**Exercise description**. The line holding "['N','S',0],['N','T',0]];" is the last one to output; start at the first line of the data, keep every line in between exactly, and leave out pictures.

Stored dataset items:

┄┄┄┄┄┄

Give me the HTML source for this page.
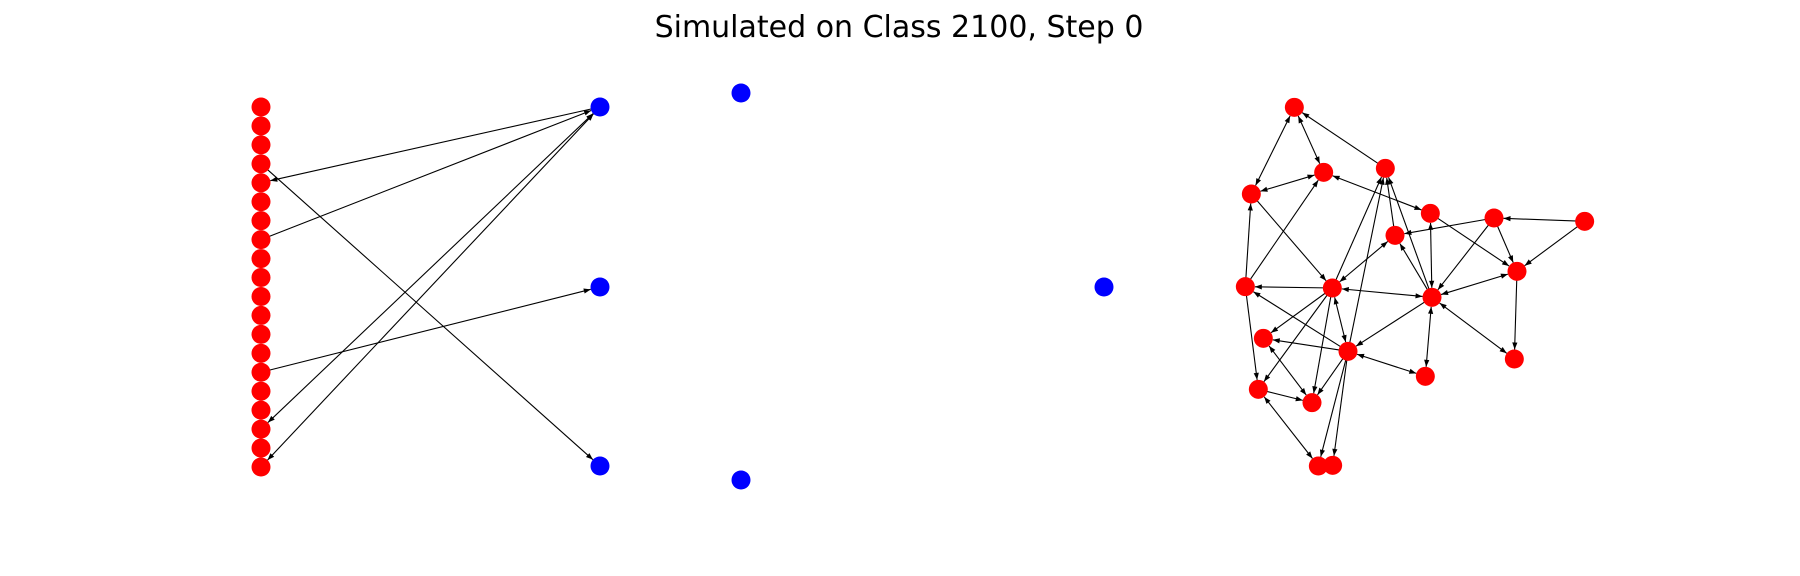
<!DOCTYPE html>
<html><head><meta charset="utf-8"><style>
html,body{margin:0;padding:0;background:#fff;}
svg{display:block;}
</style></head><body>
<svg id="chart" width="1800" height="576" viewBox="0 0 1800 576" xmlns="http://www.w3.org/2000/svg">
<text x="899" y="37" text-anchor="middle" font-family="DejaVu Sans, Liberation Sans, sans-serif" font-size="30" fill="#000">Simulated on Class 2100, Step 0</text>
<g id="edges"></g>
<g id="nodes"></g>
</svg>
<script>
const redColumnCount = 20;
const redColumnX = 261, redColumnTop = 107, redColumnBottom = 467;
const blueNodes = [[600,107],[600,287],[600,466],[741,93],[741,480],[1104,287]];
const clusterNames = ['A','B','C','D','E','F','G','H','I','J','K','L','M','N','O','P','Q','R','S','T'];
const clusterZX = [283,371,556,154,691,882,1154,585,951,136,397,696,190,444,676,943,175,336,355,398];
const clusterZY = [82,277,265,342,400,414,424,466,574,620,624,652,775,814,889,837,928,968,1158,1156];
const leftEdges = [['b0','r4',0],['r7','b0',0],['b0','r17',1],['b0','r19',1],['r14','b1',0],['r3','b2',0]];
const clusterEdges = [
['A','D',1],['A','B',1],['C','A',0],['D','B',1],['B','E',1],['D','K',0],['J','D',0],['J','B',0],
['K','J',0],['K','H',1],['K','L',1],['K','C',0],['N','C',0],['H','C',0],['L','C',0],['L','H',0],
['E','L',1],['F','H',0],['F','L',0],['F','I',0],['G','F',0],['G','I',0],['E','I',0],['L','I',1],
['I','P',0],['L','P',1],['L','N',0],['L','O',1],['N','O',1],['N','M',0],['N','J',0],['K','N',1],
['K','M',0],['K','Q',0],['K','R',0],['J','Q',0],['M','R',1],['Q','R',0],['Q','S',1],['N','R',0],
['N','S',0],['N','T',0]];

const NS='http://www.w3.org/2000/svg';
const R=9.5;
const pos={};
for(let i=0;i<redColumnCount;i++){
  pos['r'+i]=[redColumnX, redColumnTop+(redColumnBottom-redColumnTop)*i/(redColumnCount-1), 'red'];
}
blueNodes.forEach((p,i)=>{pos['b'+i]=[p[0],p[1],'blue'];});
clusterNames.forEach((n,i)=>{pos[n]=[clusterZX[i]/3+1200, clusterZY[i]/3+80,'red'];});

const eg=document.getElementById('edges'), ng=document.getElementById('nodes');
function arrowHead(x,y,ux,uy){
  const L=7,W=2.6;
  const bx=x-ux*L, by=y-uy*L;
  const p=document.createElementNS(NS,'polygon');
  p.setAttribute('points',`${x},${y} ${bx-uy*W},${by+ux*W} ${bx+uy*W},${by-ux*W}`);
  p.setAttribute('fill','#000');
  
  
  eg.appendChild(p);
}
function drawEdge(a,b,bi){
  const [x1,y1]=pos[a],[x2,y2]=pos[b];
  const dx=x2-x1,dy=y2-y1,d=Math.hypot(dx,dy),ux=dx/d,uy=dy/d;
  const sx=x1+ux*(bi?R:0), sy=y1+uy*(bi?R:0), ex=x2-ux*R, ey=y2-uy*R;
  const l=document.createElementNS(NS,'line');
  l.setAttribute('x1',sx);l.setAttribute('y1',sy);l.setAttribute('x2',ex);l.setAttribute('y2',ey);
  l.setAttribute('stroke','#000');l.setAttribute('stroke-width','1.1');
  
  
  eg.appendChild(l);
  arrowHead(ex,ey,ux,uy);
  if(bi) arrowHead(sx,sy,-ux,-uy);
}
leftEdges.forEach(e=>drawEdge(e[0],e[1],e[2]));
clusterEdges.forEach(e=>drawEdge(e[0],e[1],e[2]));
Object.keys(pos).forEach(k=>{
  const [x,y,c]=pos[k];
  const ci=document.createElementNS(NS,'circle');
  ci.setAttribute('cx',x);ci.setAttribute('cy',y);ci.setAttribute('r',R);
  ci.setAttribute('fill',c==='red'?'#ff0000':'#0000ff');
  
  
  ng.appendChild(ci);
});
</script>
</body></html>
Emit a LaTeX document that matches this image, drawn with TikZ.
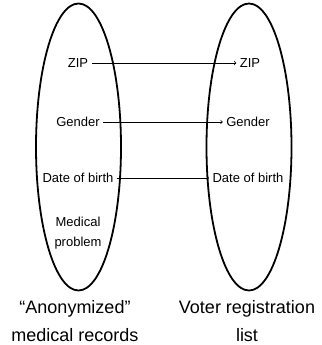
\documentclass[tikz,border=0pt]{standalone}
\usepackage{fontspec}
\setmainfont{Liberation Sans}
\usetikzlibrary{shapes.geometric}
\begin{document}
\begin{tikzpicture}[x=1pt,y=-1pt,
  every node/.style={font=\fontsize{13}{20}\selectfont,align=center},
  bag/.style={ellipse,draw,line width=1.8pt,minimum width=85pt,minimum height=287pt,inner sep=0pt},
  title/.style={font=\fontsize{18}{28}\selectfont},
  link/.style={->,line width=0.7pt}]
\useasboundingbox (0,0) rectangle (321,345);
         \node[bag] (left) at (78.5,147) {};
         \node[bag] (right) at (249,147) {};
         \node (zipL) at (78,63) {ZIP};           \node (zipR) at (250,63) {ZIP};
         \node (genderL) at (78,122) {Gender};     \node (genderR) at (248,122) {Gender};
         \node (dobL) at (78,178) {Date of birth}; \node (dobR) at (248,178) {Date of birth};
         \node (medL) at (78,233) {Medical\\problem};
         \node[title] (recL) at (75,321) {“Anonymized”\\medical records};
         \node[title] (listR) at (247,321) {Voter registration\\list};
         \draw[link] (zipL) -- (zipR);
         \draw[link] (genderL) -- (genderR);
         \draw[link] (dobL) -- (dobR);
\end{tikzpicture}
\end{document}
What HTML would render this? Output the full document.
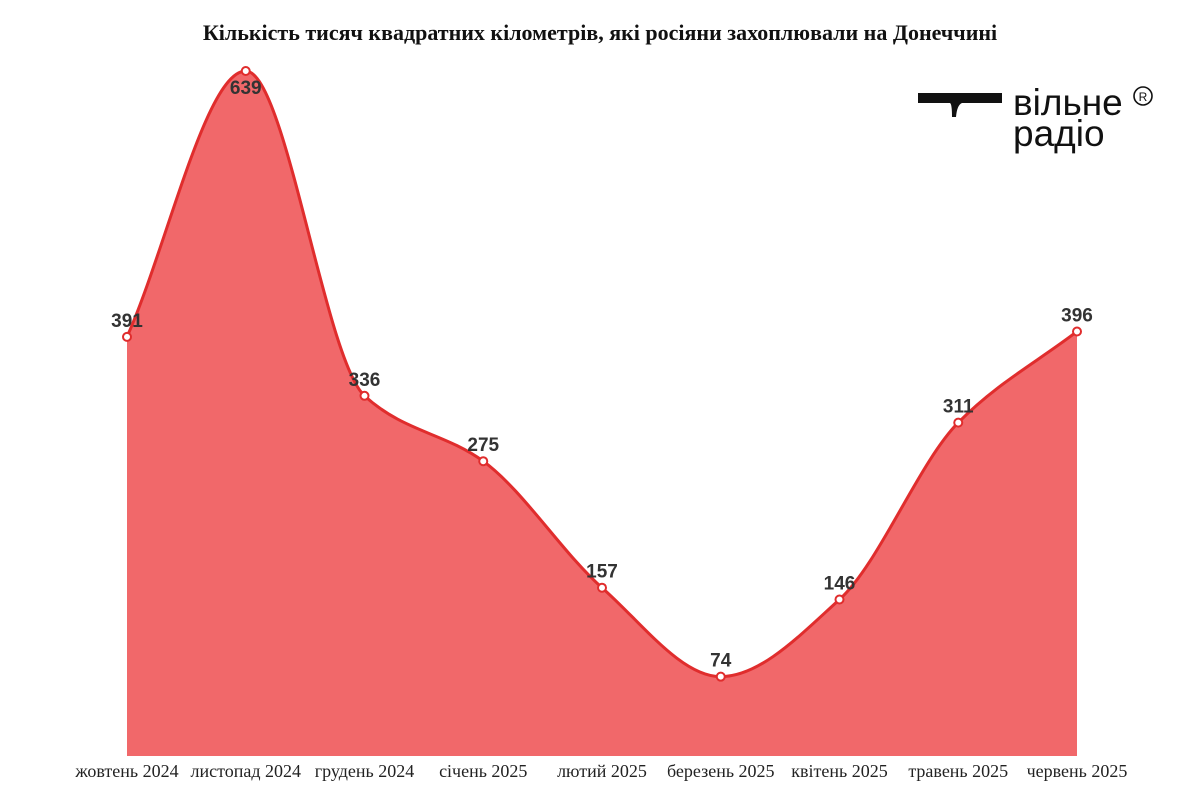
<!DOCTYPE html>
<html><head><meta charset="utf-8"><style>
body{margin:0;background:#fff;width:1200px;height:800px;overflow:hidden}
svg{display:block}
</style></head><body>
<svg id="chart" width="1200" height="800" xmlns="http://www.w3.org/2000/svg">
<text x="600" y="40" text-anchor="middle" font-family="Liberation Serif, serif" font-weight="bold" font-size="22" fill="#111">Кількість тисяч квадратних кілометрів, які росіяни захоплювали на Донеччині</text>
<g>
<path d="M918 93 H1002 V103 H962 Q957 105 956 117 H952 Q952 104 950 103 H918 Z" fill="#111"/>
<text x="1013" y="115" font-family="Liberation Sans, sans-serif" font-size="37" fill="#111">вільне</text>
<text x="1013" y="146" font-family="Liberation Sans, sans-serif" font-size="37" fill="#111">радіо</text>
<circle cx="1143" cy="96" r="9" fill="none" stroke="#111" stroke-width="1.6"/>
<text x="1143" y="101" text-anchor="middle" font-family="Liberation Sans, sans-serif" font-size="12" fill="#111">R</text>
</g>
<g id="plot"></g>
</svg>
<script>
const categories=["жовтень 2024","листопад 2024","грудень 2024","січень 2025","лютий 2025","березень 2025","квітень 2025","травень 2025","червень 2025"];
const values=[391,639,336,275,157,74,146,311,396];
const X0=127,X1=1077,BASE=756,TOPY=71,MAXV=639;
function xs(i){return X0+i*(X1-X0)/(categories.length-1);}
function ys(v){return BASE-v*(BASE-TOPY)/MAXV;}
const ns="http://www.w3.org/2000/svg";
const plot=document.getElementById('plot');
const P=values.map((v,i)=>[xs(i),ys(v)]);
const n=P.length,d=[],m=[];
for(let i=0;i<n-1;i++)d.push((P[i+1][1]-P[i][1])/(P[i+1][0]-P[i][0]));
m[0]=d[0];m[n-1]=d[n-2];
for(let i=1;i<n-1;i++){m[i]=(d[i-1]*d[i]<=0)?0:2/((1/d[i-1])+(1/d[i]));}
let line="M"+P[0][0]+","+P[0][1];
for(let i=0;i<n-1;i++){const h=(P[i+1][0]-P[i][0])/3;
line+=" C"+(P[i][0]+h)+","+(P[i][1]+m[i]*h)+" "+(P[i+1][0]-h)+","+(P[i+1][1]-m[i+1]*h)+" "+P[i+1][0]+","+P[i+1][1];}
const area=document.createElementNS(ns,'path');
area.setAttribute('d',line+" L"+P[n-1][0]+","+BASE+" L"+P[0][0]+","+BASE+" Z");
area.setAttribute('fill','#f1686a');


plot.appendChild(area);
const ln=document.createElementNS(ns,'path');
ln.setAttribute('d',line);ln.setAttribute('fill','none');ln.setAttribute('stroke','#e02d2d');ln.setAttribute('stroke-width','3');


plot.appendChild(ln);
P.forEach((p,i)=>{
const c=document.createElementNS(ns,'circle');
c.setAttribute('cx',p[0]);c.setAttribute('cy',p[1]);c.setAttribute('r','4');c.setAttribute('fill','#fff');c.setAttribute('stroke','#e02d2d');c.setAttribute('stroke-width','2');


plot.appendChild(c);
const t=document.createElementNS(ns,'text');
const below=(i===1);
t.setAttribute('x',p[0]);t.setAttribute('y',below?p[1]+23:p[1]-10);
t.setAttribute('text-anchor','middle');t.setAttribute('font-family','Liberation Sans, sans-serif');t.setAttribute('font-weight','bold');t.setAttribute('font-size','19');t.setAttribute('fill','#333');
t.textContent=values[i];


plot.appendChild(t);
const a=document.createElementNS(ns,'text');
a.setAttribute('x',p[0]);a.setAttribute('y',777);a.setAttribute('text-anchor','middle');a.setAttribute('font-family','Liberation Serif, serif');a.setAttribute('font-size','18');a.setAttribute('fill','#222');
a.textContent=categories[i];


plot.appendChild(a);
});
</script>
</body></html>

┄┄┄┄┄┄

**Response to this exercise**.
Give me the HTML source for this page.
<!DOCTYPE html>
<html><head><meta charset="utf-8"><style>
html,body{margin:0;padding:0;background:#fff;}
svg{display:block;}
</style></head><body>
<svg id="chart" width="1800" height="576" viewBox="0 0 1800 576" xmlns="http://www.w3.org/2000/svg">
<text x="899" y="37" text-anchor="middle" font-family="DejaVu Sans, Liberation Sans, sans-serif" font-size="30" fill="#000">Simulated on Class 2100, Step 0</text>
<g id="edges"></g>
<g id="nodes"></g>
</svg>
<script>
const redColumnCount = 20;
const redColumnX = 261, redColumnTop = 107, redColumnBottom = 467;
const blueNodes = [[600,107],[600,287],[600,466],[741,93],[741,480],[1104,287]];
const clusterNames = ['A','B','C','D','E','F','G','H','I','J','K','L','M','N','O','P','Q','R','S','T'];
const clusterZX = [283,371,556,154,691,882,1154,585,951,136,397,696,190,444,676,943,175,336,355,398];
const clusterZY = [82,277,265,342,400,414,424,466,574,620,624,652,775,814,889,837,928,968,1158,1156];
const leftEdges = [['b0','r4',0],['r7','b0',0],['b0','r17',1],['b0','r19',1],['r14','b1',0],['r3','b2',0]];
const clusterEdges = [
['A','D',1],['A','B',1],['C','A',0],['D','B',1],['B','E',1],['D','K',0],['J','D',0],['J','B',0],
['K','J',0],['K','H',1],['K','L',1],['K','C',0],['N','C',0],['H','C',0],['L','C',0],['L','H',0],
['E','L',1],['F','H',0],['F','L',0],['F','I',0],['G','F',0],['G','I',0],['E','I',0],['L','I',1],
['I','P',0],['L','P',1],['L','N',0],['L','O',1],['N','O',1],['N','M',0],['N','J',0],['K','N',1],
['K','M',0],['K','Q',0],['K','R',0],['J','Q',0],['M','R',1],['Q','R',0],['Q','S',1],['N','R',0],
['N','S',0],['N','T',0]];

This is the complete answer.